Between 1890 and 1900, Greek per capita income rose by 15% and went on to increase by 18% over the next decade; in 1913, it came to 46% of French per capita income and 30% of the British level, which was then at the height of its prosperity. So this was a success.
Of course, the context was very different then, and the conditions that favoured the guardianship and the recovery are not the same as today: there was no real democratic government in Greece; there was a monetary regime (the gold standard) in which suspensions of convertibility – the equivalent of a “temporary Grexit” – were relatively common and clearly perceived by creditors as temporary; and in particular there was a context of strong economic growth throughout Western Europe – what the French called the “Belle Epoque” – thanks to the second industrial revolution. One cannot help thinking, nevertheless, that the conditions dictated to Greece back then inspired the current decisions of Europe’s officials.

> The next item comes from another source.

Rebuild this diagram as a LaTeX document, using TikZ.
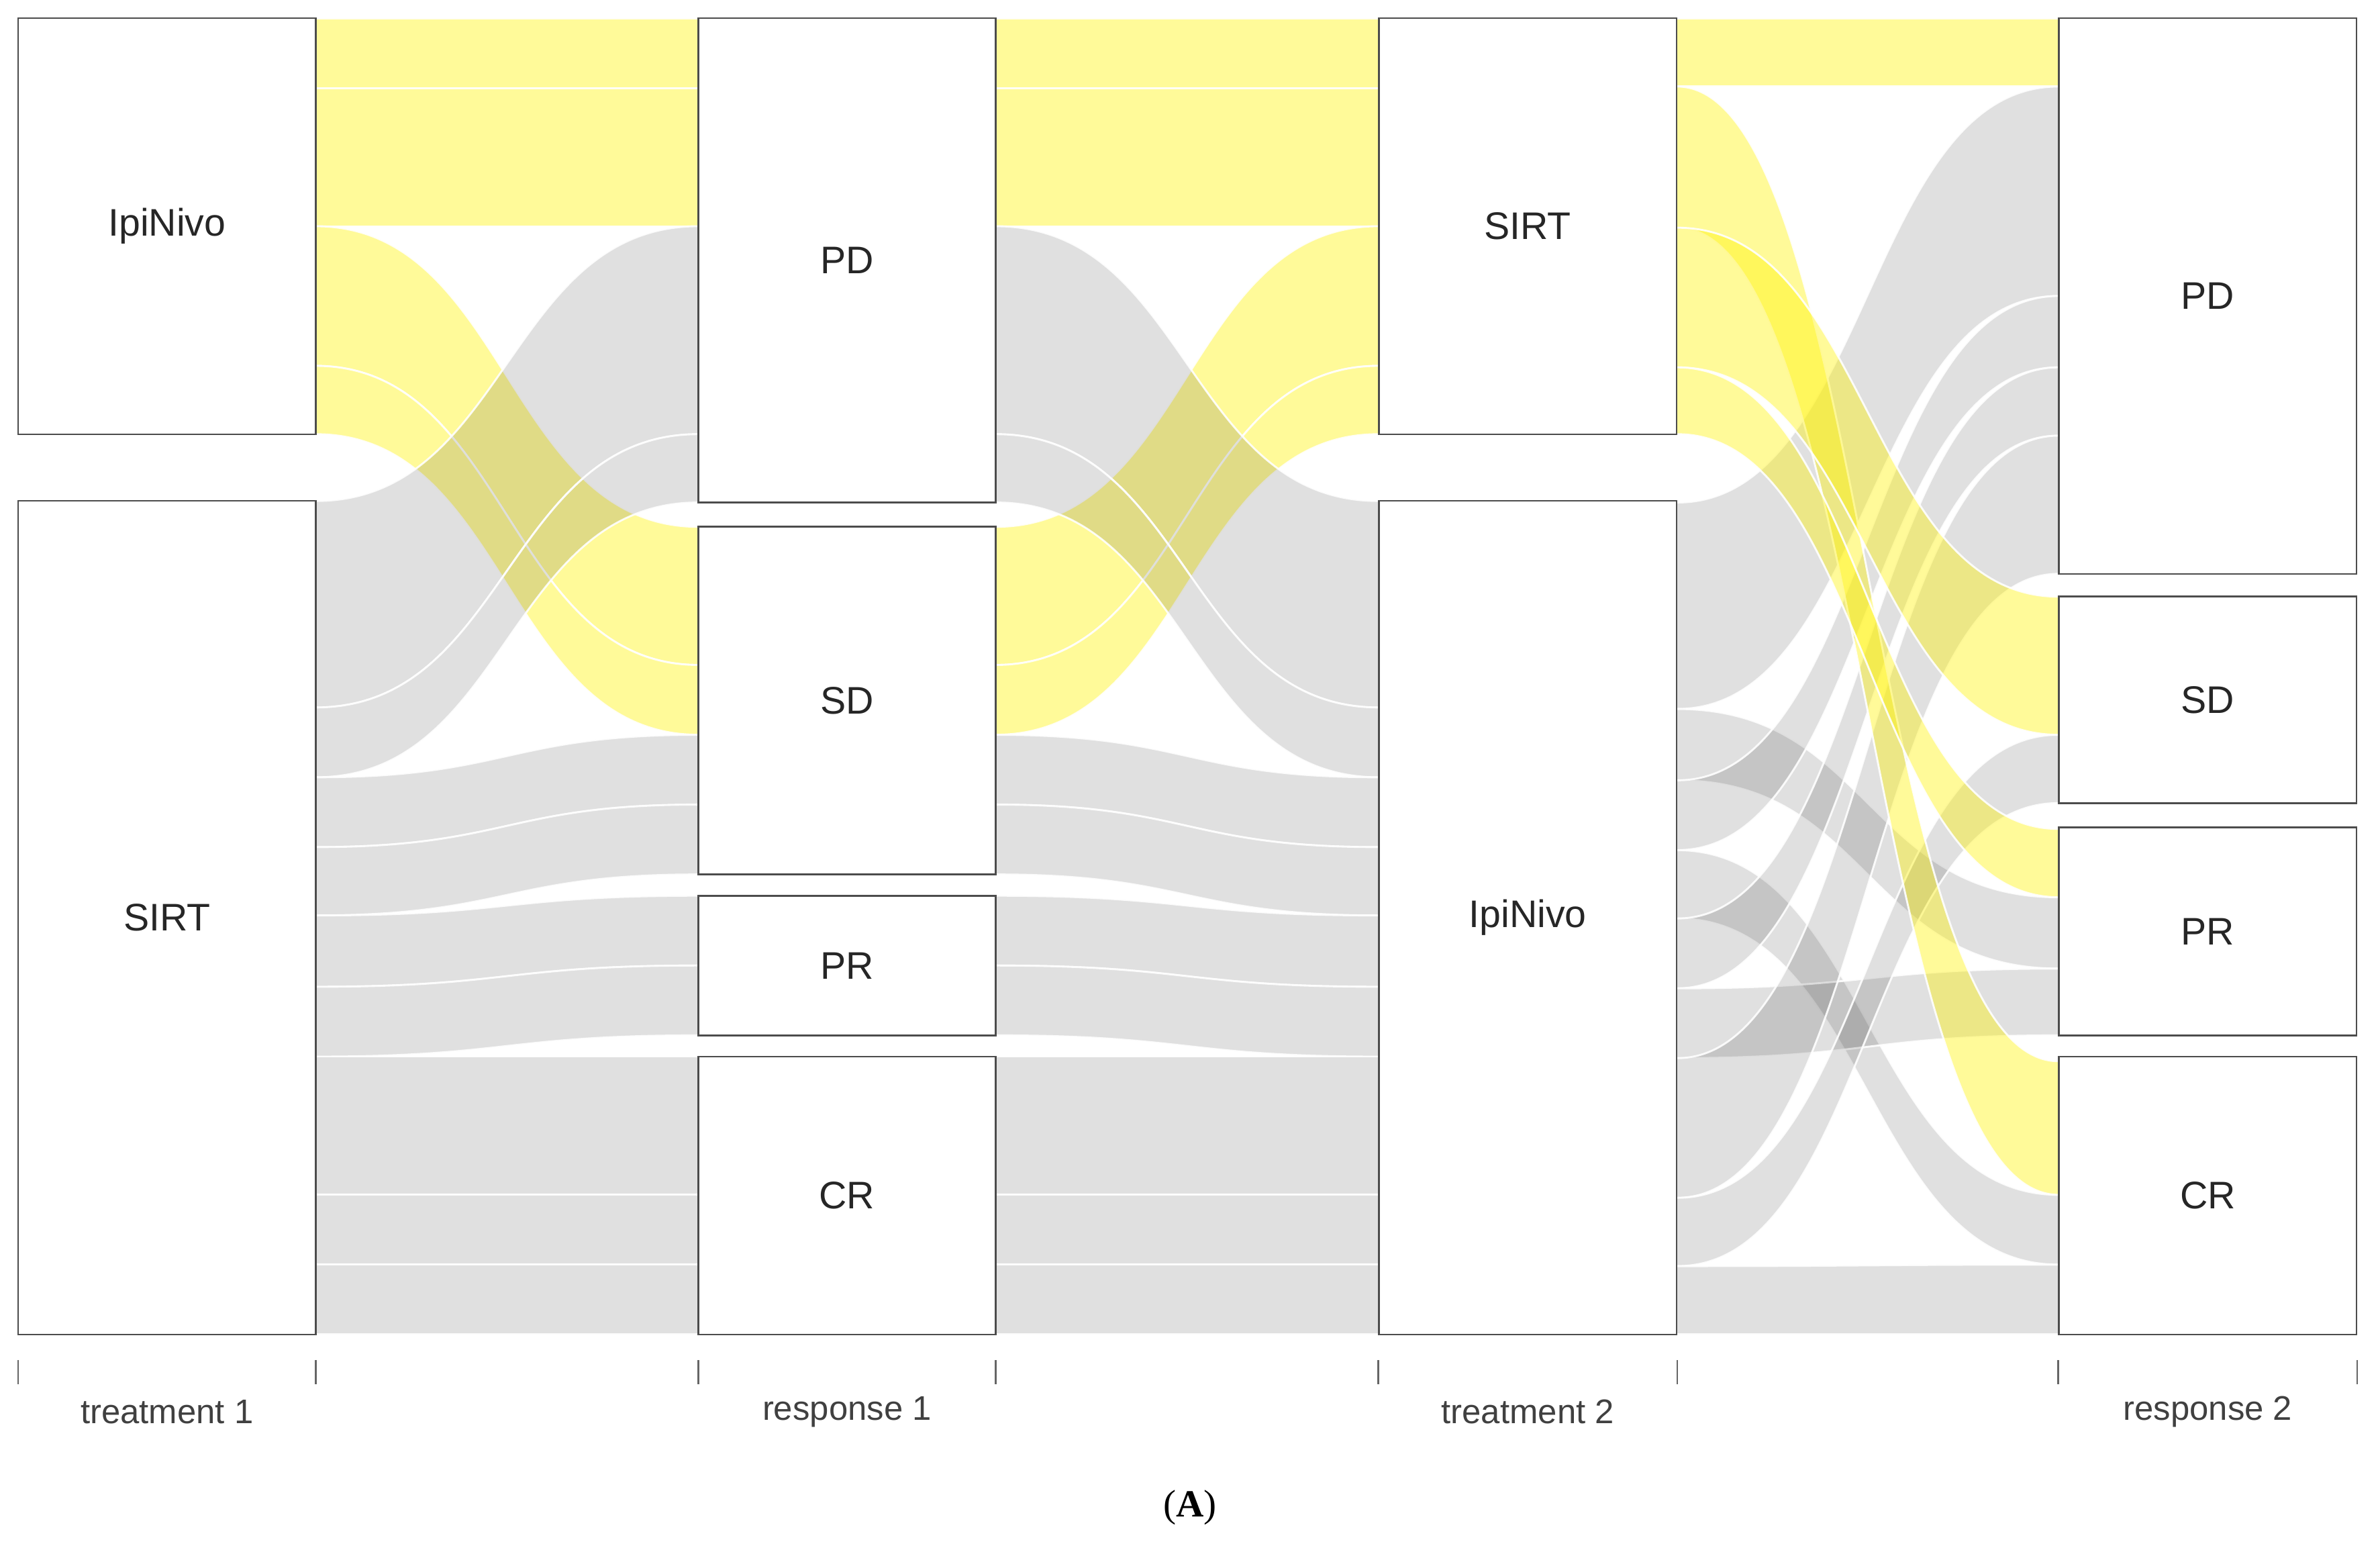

Will the new plan finally yield the desired results? Perhaps, if other conditions are met: substantial relief of the Greek public debt, as the IMF is now demanding, and financial support for the modernization of the Greek economy. A Marshall Plan for Greece, a “green new deal”? All this can succeed only if the rest of the euro zone is also experiencing sustained growth.

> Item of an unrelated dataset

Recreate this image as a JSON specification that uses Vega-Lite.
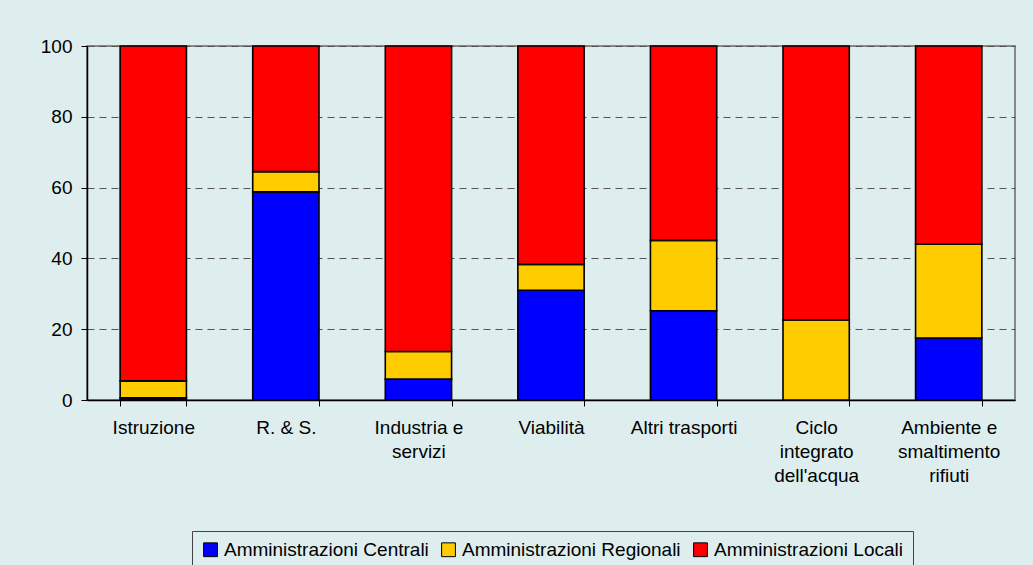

 See Eloi Laurent and Jacques Le Cacheux, “Zone euro: no future?”, Lettre de l’OFCE, no. 320, 14 June 2010, http://www.ofce.sciences-po.fr/pdf/lettres/320.pdf .
 See in particular the work of the OFCE on the recessionary effects of austerity policies: http://www.ofce.sciences-po.fr/pdf/revue/si2014/si2014.pdf . Recall that the IMF itself has acknowledged that the adjustment plans imposed on the European economies experiencing public debt crises were excessive and poorly designed, and especially those imposed on Greece. This mea culpa has obviously left Europe’s main leaders unmoved, and more than ever inclined to persevere in their error: Errare humanum est, perseverare diabolicum!
 See the data on the Maddison Project site: http://www.ggdc.net/maddison/maddison-project/home.htm .
 Excerpt from the article by Marc Flandreau and Jacques Le Cacheux, “La convergence est-elle nécessaire à la création d’une zone monétaire ? Réflexions sur l’étalon-or 1880-1914” [Is convergence necessary for the creation of a monetary zone? Reflections on the gold standard 1880-1914], Revue de l’OFCE, no. 58, July 1996, http://www.ofce.sciences-po.fr/pdf/revue/1-58.pdf .
 An additional clue: the German Finance Minister Wolfgang Schäuble insisted that Greece temporarily suspend its participation in the euro zone; in the 1890s, it had had to suspend the convertibility into gold of its currency and conducted several devaluations.